Mais Raïssi se garde bien de fermer les portes de la diplomatie iranienne à double tour, affirmant lors de la conférence de presse de ce lundi qu'il n'y avait "pas d'obstacle" à la reprise des relations diplomatiques – rompues depuis 2016 – entre le royaume sunnite d'Arabie saoudite, rival régional de la République islamique, chiite.
Un lourd passé sur le plan des droits de l'Homme
Enfin Ebrahim Raïssi devra diriger le pays tout en assumant un pedigree peu flatteur. Le président de la République islamique est habituellement celui qui se déplace à l'étranger, où il représente le pays. Or se pose un problème de taille pour le président élu, étant donné qu'il figure sur la liste noire des responsables iraniens sanctionnés par Washington pour "complicité de graves violations des droits humains", accusations jugées nulles et non avenues par Téhéran.

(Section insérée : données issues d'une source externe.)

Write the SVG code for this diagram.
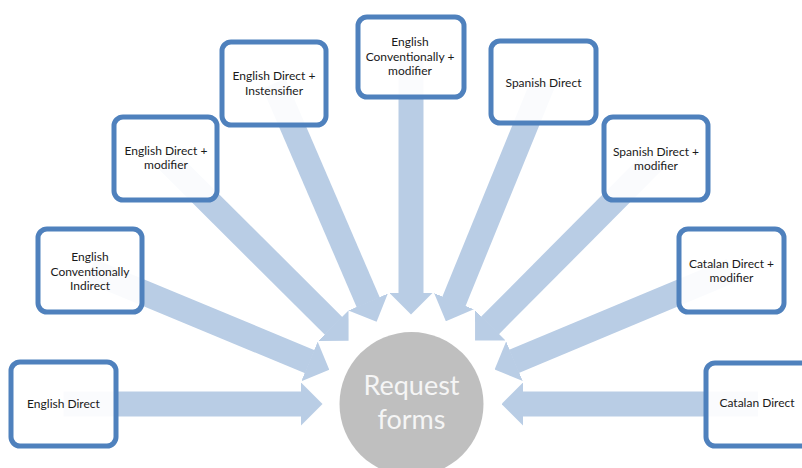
<svg xmlns="http://www.w3.org/2000/svg" width="802" height="468" viewBox="0 0 802 468">
<defs>
<style>
.box{fill:#ffffff;fill-opacity:0.92;stroke:#4f81bd;stroke-width:5}
.lbl{font-family:Lato,"Liberation Sans",sans-serif;font-size:12px;fill:#1a1a1a;text-anchor:middle}
.conn line{stroke:#b9cde5;stroke-width:25;marker-end:url(#ah)}
.hub{font-family:Lato,"Liberation Sans",sans-serif;font-size:27px;fill:#f5f5f5;text-anchor:middle}
</style>
<marker id="ah" markerUnits="strokeWidth" markerWidth="0.86" markerHeight="1.72" refX="0.02" refY="0.86" orient="auto" viewBox="0 0 0.86 1.72">
<path d="M0,0 L0.86,0.86 L0,1.72 Z" fill="#b9cde5"/>
</marker>
</defs>
<rect width="802" height="468" fill="#ffffff"/>
<g id="connectors" class="conn">
<line x1="63.5" y1="404" x2="301.5" y2="404"/>
<line x1="90" y1="270.5" x2="309.9" y2="361.7"/>
<line x1="165.5" y1="158.5" x2="333.7" y2="326"/>
<line x1="274" y1="83.5" x2="368.3" y2="302.5"/>
<line x1="411" y1="57" x2="411" y2="293.5"/>
<line x1="543.5" y1="82" x2="453.8" y2="301.7"/>
<line x1="656" y1="158.5" x2="489.9" y2="325.6"/>
<line x1="731.5" y1="270.5" x2="514" y2="361.4"/>
<line x1="758" y1="404" x2="522.5" y2="404"/>
</g>
<g id="n-english-direct">
<rect class="box" x="11" y="362" width="105" height="84" rx="9"/>
<text class="lbl" x="63.5" y="408">English Direct</text>
</g>
<g id="n-english-conv-indirect">
<rect class="box" x="38" y="229" width="104" height="83" rx="9"/>
<text class="lbl" x="90" y="261">English</text>
<text class="lbl" x="90" y="276">Conventionally</text>
<text class="lbl" x="90" y="290">Indirect</text>
</g>
<g id="n-english-direct-modifier">
<rect class="box" x="114" y="117" width="103" height="83" rx="9"/>
<text class="lbl" x="166" y="155">English Direct +</text>
<text class="lbl" x="166" y="169">modifier</text>
</g>
<g id="n-english-direct-intensifier">
<rect class="box" x="222" y="42" width="104" height="83" rx="9"/>
<text class="lbl" x="274" y="80">English Direct +</text>
<text class="lbl" x="274" y="95">Instensifier</text>
</g>
<g id="n-english-conv-modifier">
<rect class="box" x="358" y="17" width="106" height="80" rx="9"/>
<text class="lbl" x="410" y="46">English</text>
<text class="lbl" x="410" y="61">Conventionally +</text>
<text class="lbl" x="410" y="75">modifier</text>
</g>
<g id="n-spanish-direct">
<rect class="box" x="491" y="41" width="105" height="82" rx="9"/>
<text class="lbl" x="543.5" y="87">Spanish Direct</text>
</g>
<g id="n-spanish-direct-modifier">
<rect class="box" x="604" y="117" width="104" height="83" rx="9"/>
<text class="lbl" x="656" y="156">Spanish Direct +</text>
<text class="lbl" x="656" y="170">modifier</text>
</g>
<g id="n-catalan-direct-modifier">
<rect class="box" x="679" y="229" width="105" height="83" rx="9"/>
<text class="lbl" x="731.5" y="268">Catalan Direct +</text>
<text class="lbl" x="731.5" y="282">modifier</text>
</g>
<g id="n-catalan-direct">
<rect class="box" x="706" y="363" width="104" height="83" rx="9"/>
<text class="lbl" x="757" y="407">Catalan Direct</text>
</g>
<g id="n-request-forms">
<circle cx="411.5" cy="404" r="72" fill="#bfbfbf"/>
<text class="hub" x="411.5" y="395">Request</text>
<text class="hub" x="411.5" y="429">forms</text>
</g>
</svg>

Son nom est associé aux exécutions massives de centaines de détenus de gauche en 1988, à l'époque où il était procureur adjoint du tribunal révolutionnaire de Téhéran. Amnesty International a dénoncé son élection à la présidence, jugeant qu'il devrait faire l'objet d'une enquête pour "crimes contre l'humanité" et "répression brutale" des droits humains. "En termes d'image, ça ne va pas être simple à gérer et il n'est pas impossible que cela entrave ses déplacements internationaux, dans la mesure où il faudrait par exemple que Washington accepte de lever les sanctions qui le visent personnellement pour qu'il soit en mesure de se rendre à l'assemblée générale de l'ONU dans le cadre de ses nouvelles fonctions. Ce qui est loin d'être acquis", estime David Rigoulet-Roze.